§ WHAT TO WORK ON
Without the pictures, return exactly the lines from the one with "Give me the Plotly source for this chart." through the one with "24 36 48 60". Both end lines belong in the copy.

§ MATERIAL FOR THE TASK
▽

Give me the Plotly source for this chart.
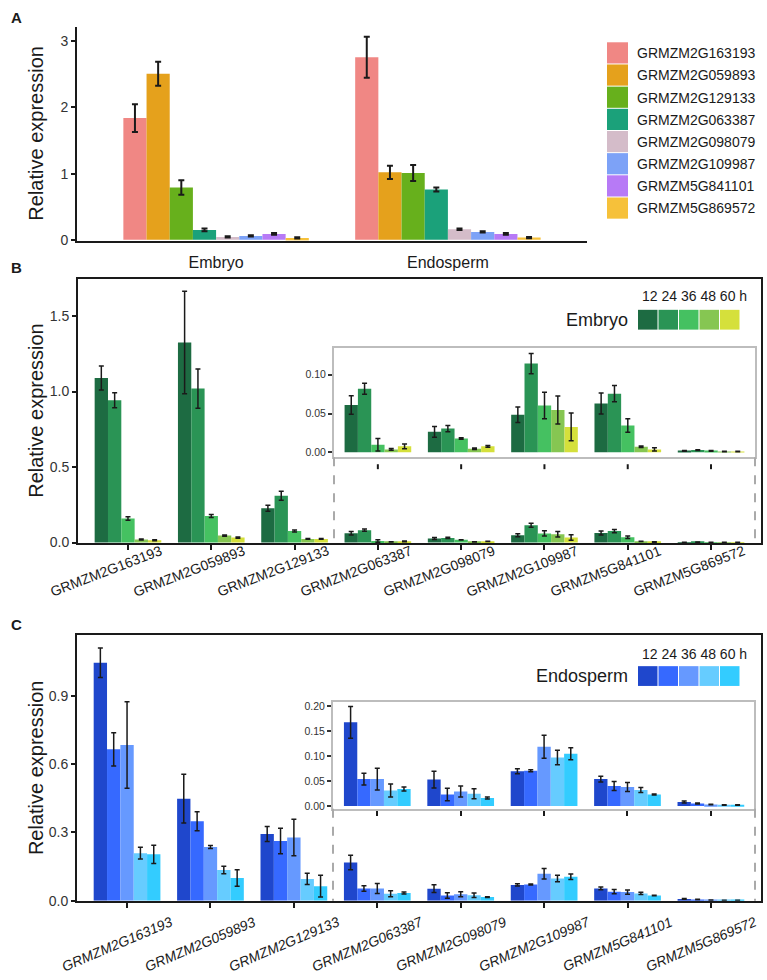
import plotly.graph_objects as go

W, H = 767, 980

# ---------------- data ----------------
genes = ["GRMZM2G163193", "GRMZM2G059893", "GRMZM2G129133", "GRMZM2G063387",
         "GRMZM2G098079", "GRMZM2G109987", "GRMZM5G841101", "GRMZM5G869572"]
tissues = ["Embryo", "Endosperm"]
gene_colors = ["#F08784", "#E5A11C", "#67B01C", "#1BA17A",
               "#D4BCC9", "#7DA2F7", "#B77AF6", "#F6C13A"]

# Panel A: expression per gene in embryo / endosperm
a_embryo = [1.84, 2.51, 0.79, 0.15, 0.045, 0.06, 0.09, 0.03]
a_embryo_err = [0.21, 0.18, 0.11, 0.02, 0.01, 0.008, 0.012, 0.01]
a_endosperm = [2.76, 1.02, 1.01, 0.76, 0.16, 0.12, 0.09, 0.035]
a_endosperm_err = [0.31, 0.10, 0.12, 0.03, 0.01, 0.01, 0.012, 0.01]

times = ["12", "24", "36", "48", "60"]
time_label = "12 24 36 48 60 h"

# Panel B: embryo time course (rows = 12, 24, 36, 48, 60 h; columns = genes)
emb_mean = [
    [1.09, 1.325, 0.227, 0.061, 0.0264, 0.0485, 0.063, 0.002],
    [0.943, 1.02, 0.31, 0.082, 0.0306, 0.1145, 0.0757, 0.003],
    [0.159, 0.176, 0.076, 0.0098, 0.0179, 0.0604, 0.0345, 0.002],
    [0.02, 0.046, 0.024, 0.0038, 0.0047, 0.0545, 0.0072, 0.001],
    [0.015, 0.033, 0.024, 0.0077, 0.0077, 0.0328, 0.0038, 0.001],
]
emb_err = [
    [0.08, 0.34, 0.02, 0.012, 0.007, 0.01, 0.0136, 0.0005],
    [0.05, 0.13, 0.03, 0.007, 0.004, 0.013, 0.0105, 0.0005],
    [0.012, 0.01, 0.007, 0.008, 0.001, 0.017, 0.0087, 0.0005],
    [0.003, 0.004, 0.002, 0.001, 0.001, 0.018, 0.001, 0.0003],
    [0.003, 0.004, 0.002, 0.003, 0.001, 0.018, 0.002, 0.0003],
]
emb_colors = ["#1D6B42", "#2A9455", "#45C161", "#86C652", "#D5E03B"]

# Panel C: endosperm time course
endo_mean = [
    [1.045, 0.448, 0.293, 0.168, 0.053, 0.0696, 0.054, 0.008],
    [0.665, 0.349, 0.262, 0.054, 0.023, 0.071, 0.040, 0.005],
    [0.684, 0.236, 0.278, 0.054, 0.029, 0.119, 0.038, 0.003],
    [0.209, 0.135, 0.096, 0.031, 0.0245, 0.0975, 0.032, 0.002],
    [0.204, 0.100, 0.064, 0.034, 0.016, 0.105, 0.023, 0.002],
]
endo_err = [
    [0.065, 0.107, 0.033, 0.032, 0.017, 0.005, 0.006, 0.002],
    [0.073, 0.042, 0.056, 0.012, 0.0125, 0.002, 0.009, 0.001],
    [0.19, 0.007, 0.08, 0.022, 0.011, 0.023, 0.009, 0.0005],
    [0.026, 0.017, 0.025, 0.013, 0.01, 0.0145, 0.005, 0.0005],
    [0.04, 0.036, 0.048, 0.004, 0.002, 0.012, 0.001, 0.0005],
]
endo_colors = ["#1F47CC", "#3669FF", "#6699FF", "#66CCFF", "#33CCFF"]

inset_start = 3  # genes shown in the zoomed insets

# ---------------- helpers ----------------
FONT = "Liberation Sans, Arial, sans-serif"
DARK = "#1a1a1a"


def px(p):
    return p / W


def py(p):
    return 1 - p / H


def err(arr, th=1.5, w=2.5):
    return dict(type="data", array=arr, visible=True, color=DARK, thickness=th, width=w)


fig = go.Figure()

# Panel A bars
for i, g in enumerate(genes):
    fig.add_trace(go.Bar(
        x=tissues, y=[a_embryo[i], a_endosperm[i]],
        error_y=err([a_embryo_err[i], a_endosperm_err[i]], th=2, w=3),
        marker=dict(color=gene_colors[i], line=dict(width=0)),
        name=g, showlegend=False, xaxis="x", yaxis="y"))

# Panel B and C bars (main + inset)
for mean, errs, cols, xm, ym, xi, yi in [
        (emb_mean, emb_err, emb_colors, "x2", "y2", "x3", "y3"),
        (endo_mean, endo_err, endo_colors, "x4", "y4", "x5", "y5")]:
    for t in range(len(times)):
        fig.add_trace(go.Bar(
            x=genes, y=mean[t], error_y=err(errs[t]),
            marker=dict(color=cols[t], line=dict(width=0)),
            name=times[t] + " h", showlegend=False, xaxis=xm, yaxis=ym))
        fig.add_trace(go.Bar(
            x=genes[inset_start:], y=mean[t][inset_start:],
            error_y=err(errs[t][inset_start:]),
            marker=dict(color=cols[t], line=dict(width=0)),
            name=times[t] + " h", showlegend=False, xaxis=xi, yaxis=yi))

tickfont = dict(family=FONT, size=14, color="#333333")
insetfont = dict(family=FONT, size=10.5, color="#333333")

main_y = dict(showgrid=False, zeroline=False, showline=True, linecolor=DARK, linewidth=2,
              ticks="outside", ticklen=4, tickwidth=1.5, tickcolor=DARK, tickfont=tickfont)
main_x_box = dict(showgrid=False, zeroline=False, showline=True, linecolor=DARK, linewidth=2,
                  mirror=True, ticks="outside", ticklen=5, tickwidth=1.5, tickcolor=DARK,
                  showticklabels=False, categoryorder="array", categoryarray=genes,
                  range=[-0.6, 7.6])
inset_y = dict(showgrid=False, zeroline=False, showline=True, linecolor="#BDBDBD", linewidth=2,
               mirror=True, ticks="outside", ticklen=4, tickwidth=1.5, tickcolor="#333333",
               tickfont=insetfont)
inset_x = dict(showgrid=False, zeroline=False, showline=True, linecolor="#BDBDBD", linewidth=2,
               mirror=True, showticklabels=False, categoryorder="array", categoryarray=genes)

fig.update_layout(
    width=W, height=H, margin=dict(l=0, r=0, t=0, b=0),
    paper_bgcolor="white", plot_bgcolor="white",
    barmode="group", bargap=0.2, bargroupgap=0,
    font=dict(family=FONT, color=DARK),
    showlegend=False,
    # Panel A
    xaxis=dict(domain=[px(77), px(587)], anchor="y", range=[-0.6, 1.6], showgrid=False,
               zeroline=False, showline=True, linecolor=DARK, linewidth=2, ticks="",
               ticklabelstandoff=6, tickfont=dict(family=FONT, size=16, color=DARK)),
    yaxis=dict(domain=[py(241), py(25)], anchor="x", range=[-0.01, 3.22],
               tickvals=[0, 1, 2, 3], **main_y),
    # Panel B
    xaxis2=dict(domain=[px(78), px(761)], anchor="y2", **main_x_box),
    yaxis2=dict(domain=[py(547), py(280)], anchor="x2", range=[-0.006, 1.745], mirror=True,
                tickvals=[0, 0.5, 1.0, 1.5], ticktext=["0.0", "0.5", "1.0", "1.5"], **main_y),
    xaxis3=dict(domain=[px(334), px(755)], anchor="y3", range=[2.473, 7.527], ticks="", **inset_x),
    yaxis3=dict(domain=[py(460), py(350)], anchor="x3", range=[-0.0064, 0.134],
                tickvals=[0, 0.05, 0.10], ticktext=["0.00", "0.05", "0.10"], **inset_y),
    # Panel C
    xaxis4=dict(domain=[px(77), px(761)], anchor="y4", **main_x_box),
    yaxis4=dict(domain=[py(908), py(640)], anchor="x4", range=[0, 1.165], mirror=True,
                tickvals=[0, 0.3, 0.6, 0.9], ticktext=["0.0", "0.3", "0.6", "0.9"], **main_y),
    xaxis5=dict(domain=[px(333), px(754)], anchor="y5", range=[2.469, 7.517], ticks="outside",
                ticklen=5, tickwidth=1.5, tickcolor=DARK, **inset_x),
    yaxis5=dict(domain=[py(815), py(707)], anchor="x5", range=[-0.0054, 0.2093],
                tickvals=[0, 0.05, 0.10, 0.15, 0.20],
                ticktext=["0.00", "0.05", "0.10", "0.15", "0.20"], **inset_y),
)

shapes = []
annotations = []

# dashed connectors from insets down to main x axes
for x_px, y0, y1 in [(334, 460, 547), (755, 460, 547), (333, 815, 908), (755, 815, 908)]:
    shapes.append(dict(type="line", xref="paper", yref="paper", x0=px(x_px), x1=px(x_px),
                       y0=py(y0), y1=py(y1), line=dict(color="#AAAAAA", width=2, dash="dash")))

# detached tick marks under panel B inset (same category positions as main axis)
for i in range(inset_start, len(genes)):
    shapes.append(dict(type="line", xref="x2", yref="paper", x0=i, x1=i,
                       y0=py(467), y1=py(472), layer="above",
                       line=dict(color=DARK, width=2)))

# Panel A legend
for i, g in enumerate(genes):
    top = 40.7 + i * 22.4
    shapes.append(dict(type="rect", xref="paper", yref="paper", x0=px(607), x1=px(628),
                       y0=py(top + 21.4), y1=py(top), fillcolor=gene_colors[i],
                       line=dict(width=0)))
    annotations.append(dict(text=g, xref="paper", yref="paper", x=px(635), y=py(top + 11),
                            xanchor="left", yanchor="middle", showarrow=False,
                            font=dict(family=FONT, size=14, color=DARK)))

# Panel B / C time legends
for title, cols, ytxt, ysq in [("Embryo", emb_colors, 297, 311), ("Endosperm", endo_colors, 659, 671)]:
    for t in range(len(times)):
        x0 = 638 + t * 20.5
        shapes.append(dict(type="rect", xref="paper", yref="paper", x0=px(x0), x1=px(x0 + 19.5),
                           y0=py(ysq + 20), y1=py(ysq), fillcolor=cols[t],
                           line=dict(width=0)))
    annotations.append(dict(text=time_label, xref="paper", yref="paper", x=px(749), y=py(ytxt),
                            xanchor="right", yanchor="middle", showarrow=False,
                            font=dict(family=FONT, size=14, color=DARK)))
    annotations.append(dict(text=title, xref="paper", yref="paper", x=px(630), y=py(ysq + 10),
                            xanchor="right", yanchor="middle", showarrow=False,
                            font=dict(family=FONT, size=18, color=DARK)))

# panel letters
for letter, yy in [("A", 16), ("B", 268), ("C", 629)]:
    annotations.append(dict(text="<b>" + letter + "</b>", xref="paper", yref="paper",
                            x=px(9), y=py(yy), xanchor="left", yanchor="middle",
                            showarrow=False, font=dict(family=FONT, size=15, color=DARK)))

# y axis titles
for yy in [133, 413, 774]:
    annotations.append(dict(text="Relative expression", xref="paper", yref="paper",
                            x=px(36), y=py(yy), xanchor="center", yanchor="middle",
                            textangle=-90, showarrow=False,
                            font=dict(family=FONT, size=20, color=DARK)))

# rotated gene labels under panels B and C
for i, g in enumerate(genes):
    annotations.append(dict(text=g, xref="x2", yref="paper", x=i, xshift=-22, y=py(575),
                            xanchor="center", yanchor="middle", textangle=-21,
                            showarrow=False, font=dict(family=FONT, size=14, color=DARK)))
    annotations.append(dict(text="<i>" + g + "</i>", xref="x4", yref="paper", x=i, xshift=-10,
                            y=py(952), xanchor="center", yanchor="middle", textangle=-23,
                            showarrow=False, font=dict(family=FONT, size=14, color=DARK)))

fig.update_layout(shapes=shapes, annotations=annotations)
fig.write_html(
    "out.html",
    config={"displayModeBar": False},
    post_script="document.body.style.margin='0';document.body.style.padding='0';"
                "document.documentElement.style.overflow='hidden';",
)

△
▽

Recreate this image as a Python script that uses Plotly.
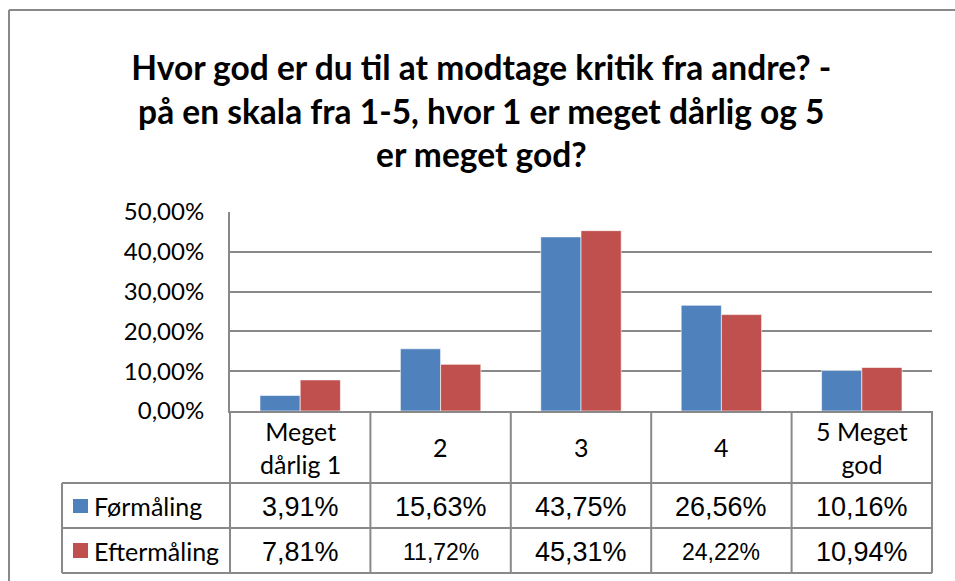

△

§ COMPLETE ANSWER
Give me the Plotly source for this chart.
import plotly.graph_objects as go

W, H = 767, 980

# ---------------- data ----------------
genes = ["GRMZM2G163193", "GRMZM2G059893", "GRMZM2G129133", "GRMZM2G063387",
         "GRMZM2G098079", "GRMZM2G109987", "GRMZM5G841101", "GRMZM5G869572"]
tissues = ["Embryo", "Endosperm"]
gene_colors = ["#F08784", "#E5A11C", "#67B01C", "#1BA17A",
               "#D4BCC9", "#7DA2F7", "#B77AF6", "#F6C13A"]

# Panel A: expression per gene in embryo / endosperm
a_embryo = [1.84, 2.51, 0.79, 0.15, 0.045, 0.06, 0.09, 0.03]
a_embryo_err = [0.21, 0.18, 0.11, 0.02, 0.01, 0.008, 0.012, 0.01]
a_endosperm = [2.76, 1.02, 1.01, 0.76, 0.16, 0.12, 0.09, 0.035]
a_endosperm_err = [0.31, 0.10, 0.12, 0.03, 0.01, 0.01, 0.012, 0.01]

times = ["12", "24", "36", "48", "60"]
time_label = "12 24 36 48 60 h"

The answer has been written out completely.